§ **GIVEN PROBLEM**
Below is a listing to write out in full, exactly as given, without its pictures.

[Data items]
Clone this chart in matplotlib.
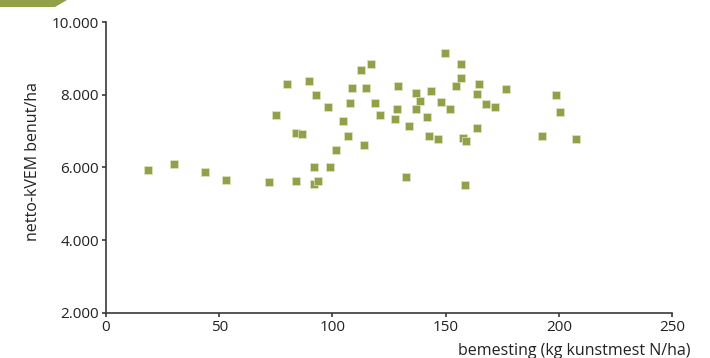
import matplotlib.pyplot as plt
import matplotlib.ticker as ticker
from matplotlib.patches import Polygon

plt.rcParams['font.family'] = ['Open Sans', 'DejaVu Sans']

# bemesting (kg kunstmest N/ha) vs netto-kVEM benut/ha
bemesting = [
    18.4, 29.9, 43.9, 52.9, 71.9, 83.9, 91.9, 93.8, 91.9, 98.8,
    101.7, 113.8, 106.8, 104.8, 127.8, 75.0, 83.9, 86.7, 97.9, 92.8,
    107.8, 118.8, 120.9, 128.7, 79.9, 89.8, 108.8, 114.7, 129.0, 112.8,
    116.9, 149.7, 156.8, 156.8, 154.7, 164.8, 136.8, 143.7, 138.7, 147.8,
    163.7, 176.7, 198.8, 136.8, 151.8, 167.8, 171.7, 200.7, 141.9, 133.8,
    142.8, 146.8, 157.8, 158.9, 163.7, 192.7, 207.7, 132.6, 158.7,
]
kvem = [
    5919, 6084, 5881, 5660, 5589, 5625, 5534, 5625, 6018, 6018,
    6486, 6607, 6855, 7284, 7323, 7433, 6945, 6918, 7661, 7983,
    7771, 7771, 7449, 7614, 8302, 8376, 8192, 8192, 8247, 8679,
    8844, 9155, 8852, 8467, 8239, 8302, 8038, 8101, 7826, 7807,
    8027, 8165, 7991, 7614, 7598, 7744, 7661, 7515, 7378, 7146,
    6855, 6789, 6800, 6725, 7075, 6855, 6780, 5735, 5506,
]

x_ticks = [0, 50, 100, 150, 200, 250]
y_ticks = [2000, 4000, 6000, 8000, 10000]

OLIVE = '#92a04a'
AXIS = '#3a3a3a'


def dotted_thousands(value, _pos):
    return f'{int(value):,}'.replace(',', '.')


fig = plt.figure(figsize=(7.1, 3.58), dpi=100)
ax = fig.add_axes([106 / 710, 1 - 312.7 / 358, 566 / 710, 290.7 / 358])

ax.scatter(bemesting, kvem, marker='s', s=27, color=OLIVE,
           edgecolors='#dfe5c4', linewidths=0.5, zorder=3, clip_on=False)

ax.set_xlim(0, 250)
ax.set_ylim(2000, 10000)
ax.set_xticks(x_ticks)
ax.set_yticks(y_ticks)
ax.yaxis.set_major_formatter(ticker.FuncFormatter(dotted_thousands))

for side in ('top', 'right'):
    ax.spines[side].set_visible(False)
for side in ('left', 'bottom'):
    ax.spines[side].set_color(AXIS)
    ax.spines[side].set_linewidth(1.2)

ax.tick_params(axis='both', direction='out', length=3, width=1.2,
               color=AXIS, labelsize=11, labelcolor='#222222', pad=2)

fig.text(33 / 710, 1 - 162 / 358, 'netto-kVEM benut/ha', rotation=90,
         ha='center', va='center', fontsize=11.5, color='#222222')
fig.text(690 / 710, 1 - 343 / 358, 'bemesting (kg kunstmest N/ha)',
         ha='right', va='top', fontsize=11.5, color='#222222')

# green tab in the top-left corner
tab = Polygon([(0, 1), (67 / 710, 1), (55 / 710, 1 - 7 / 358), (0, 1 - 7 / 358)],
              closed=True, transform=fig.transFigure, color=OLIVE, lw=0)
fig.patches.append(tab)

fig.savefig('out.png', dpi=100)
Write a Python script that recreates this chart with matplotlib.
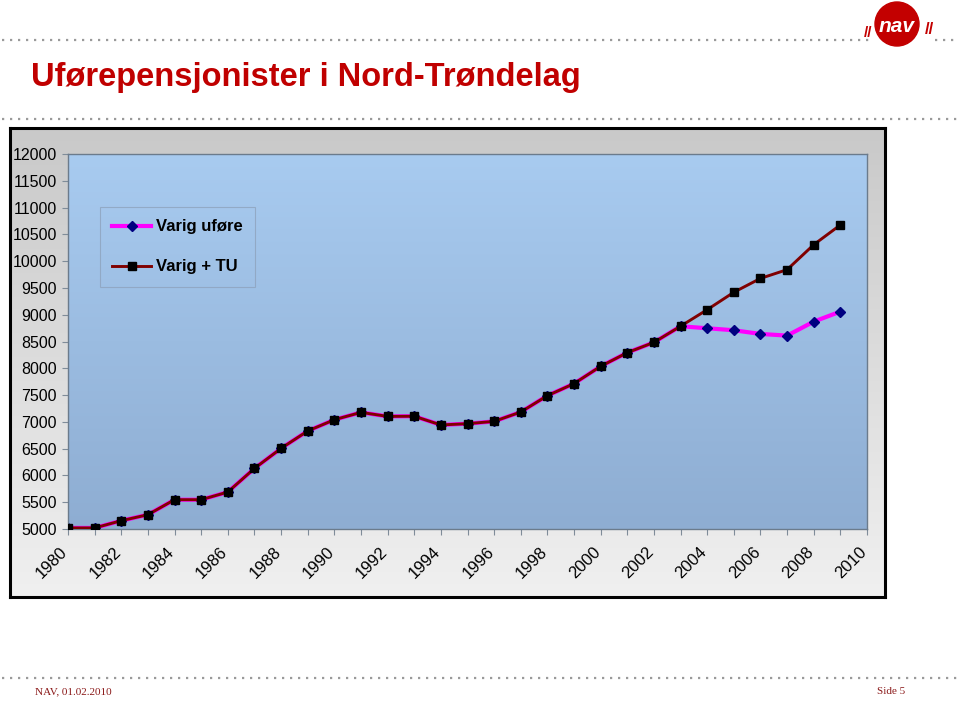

§ **THE COMPLETED TASK**
Clone this chart in matplotlib.
import matplotlib.pyplot as plt
import matplotlib.ticker as ticker
from matplotlib.patches import Polygon

plt.rcParams['font.family'] = ['Open Sans', 'DejaVu Sans']

# bemesting (kg kunstmest N/ha) vs netto-kVEM benut/ha
bemesting = [
    18.4, 29.9, 43.9, 52.9, 71.9, 83.9, 91.9, 93.8, 91.9, 98.8,
    101.7, 113.8, 106.8, 104.8, 127.8, 75.0, 83.9, 86.7, 97.9, 92.8,
    107.8, 118.8, 120.9, 128.7, 79.9, 89.8, 108.8, 114.7, 129.0, 112.8,
    116.9, 149.7, 156.8, 156.8, 154.7, 164.8, 136.8, 143.7, 138.7, 147.8,
    163.7, 176.7, 198.8, 136.8, 151.8, 167.8, 171.7, 200.7, 141.9, 133.8,
    142.8, 146.8, 157.8, 158.9, 163.7, 192.7, 207.7, 132.6, 158.7,
]
kvem = [
    5919, 6084, 5881, 5660, 5589, 5625, 5534, 5625, 6018, 6018,
    6486, 6607, 6855, 7284, 7323, 7433, 6945, 6918, 7661, 7983,
    7771, 7771, 7449, 7614, 8302, 8376, 8192, 8192, 8247, 8679,
    8844, 9155, 8852, 8467, 8239, 8302, 8038, 8101, 7826, 7807,
    8027, 8165, 7991, 7614, 7598, 7744, 7661, 7515, 7378, 7146,
    6855, 6789, 6800, 6725, 7075, 6855, 6780, 5735, 5506,
]

x_ticks = [0, 50, 100, 150, 200, 250]
y_ticks = [2000, 4000, 6000, 8000, 10000]

OLIVE = '#92a04a'
AXIS = '#3a3a3a'


def dotted_thousands(value, _pos):
    return f'{int(value):,}'.replace(',', '.')


fig = plt.figure(figsize=(7.1, 3.58), dpi=100)
ax = fig.add_axes([106 / 710, 1 - 312.7 / 358, 566 / 710, 290.7 / 358])

ax.scatter(bemesting, kvem, marker='s', s=27, color=OLIVE,
           edgecolors='#dfe5c4', linewidths=0.5, zorder=3, clip_on=False)

ax.set_xlim(0, 250)
ax.set_ylim(2000, 10000)
ax.set_xticks(x_ticks)
ax.set_yticks(y_ticks)
ax.yaxis.set_major_formatter(ticker.FuncFormatter(dotted_thousands))

for side in ('top', 'right'):
    ax.spines[side].set_visible(False)
for side in ('left', 'bottom'):
    ax.spines[side].set_color(AXIS)
    ax.spines[side].set_linewidth(1.2)

ax.tick_params(axis='both', direction='out', length=3, width=1.2,
               color=AXIS, labelsize=11, labelcolor='#222222', pad=2)

fig.text(33 / 710, 1 - 162 / 358, 'netto-kVEM benut/ha', rotation=90,
         ha='center', va='center', fontsize=11.5, color='#222222')
fig.text(690 / 710, 1 - 343 / 358, 'bemesting (kg kunstmest N/ha)',
         ha='right', va='top', fontsize=11.5, color='#222222')

# green tab in the top-left corner
tab = Polygon([(0, 1), (67 / 710, 1), (55 / 710, 1 - 7 / 358), (0, 1 - 7 / 358)],
              closed=True, transform=fig.transFigure, color=OLIVE, lw=0)
fig.patches.append(tab)

fig.savefig('out.png', dpi=100)
Write a Python script that recreates this chart with matplotlib.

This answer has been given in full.